PROVIDED MATERIAL start

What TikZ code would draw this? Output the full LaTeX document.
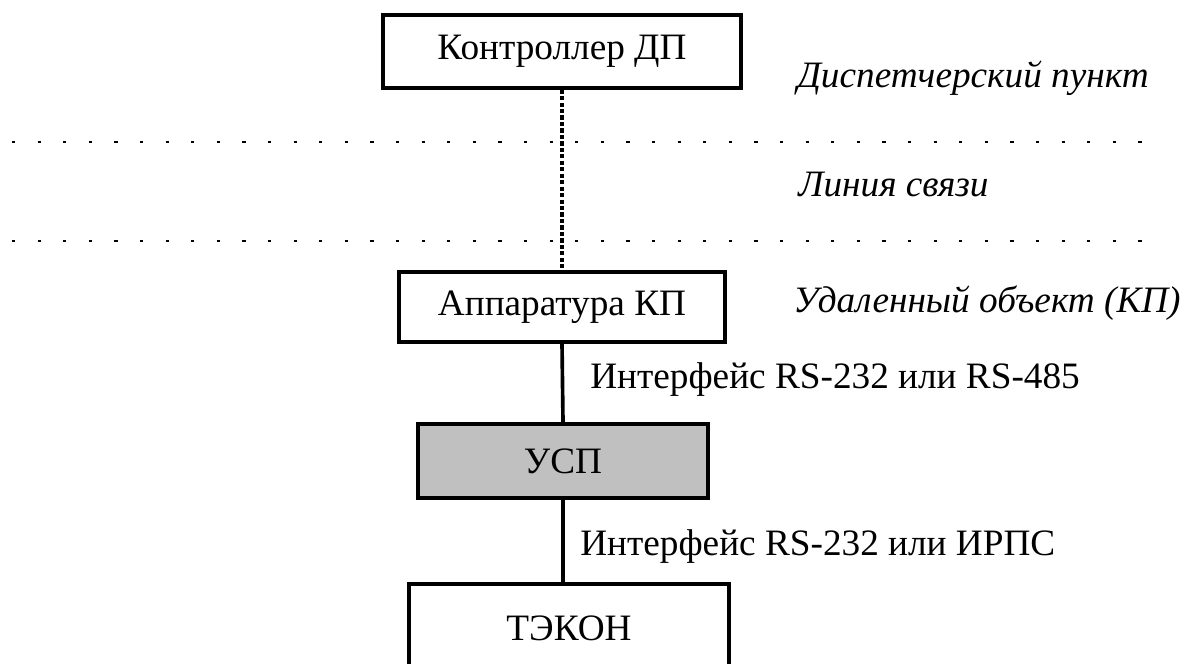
\documentclass[tikz,border=0pt]{standalone}
\usepackage{fontspec}
\setmainfont{Liberation Serif}
\usetikzlibrary{positioning}
\definecolor{uspgray}{RGB}{192,192,192}

\begin{document}
\begin{tikzpicture}[
  font=\fontsize{26.5}{31}\selectfont,
  box/.style={draw, line width=2.4pt, minimum height=1.8cm, align=center, inner sep=2pt, fill=white},
  ann/.style={anchor=west, inner sep=0pt, font=\fontsize{26.5}{31}\selectfont\itshape},
  iflab/.style={anchor=west, inner sep=0pt},
  sepline/.style={line width=1.4pt, dash pattern=on 0.08cm off 0.56cm},
  link/.style={line width=2.6pt},
]
\useasboundingbox (0,0) rectangle (29.6,16.575);
\clip (0,0) rectangle (29.6,16.575);
% zone separators
\draw[sepline] (0.3,13.025) -- (28.7,13.025);
\draw[sepline] (0.3,10.55) -- (28.7,10.55);
% blocks
\node[box, minimum width=8.95cm, minimum height=1.825cm] (ctrl) at (14.05,15.29) {Контроллер ДП};
\node[box, minimum width=8.15cm, minimum height=1.75cm] (app) at (14.05,8.9) {Аппаратура КП};
\node[box, minimum width=7.25cm, minimum height=1.85cm, fill=uspgray] (usp) at (14.075,5.05) {УСП};
\node[box, minimum width=8cm, minimum height=2.2cm] (tekon) at (14.225,0.875) {ТЭКОН};
% links
\draw[link, dash pattern=on 3pt off 1.6pt] (ctrl.south) -- (app.north);
\draw[link] (app.south) -- (usp.north);
\draw[link] (usp.south) -- (usp.south |- tekon.north);
% zone names (right)
\node[ann] (zdp) at (19.925,14.625) {Диспетчерский пункт};
\node[ann] (zline) at (19.95,11.95) {Линия связи};
\node[ann] (zkp) at (19.825,9.0) {Удаленный объект (КП)};
% interface labels
\node[iflab] (if1) at (14.75,7.075) {Интерфейс RS-232 или RS-485};
\node[iflab] (if2) at (14.5,2.9) {Интерфейс RS-232 или ИРПС};
\end{tikzpicture}
\end{document}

PROVIDED MATERIAL end

■ DO THIS:
Copy the listing in full and without alteration, omitting every picture.

■ TASK SOLUTION:
What TikZ code would draw this? Output the full LaTeX document.
\documentclass[tikz,border=0pt]{standalone}
\usepackage{fontspec}
\setmainfont{Liberation Serif}
\usetikzlibrary{positioning}
\definecolor{uspgray}{RGB}{192,192,192}

\begin{document}
\begin{tikzpicture}[
  font=\fontsize{26.5}{31}\selectfont,
  box/.style={draw, line width=2.4pt, minimum height=1.8cm, align=center, inner sep=2pt, fill=white},
  ann/.style={anchor=west, inner sep=0pt, font=\fontsize{26.5}{31}\selectfont\itshape},
  iflab/.style={anchor=west, inner sep=0pt},
  sepline/.style={line width=1.4pt, dash pattern=on 0.08cm off 0.56cm},
  link/.style={line width=2.6pt},
]
\useasboundingbox (0,0) rectangle (29.6,16.575);
\clip (0,0) rectangle (29.6,16.575);
% zone separators
\draw[sepline] (0.3,13.025) -- (28.7,13.025);
\draw[sepline] (0.3,10.55) -- (28.7,10.55);
% blocks
\node[box, minimum width=8.95cm, minimum height=1.825cm] (ctrl) at (14.05,15.29) {Контроллер ДП};
\node[box, minimum width=8.15cm, minimum height=1.75cm] (app) at (14.05,8.9) {Аппаратура КП};
\node[box, minimum width=7.25cm, minimum height=1.85cm, fill=uspgray] (usp) at (14.075,5.05) {УСП};
\node[box, minimum width=8cm, minimum height=2.2cm] (tekon) at (14.225,0.875) {ТЭКОН};
% links
\draw[link, dash pattern=on 3pt off 1.6pt] (ctrl.south) -- (app.north);
\draw[link] (app.south) -- (usp.north);
\draw[link] (usp.south) -- (usp.south |- tekon.north);
% zone names (right)
\node[ann] (zdp) at (19.925,14.625) {Диспетчерский пункт};
\node[ann] (zline) at (19.95,11.95) {Линия связи};
\node[ann] (zkp) at (19.825,9.0) {Удаленный объект (КП)};
% interface labels
\node[iflab] (if1) at (14.75,7.075) {Интерфейс RS-232 или RS-485};
\node[iflab] (if2) at (14.5,2.9) {Интерфейс RS-232 или ИРПС};
\end{tikzpicture}
\end{document}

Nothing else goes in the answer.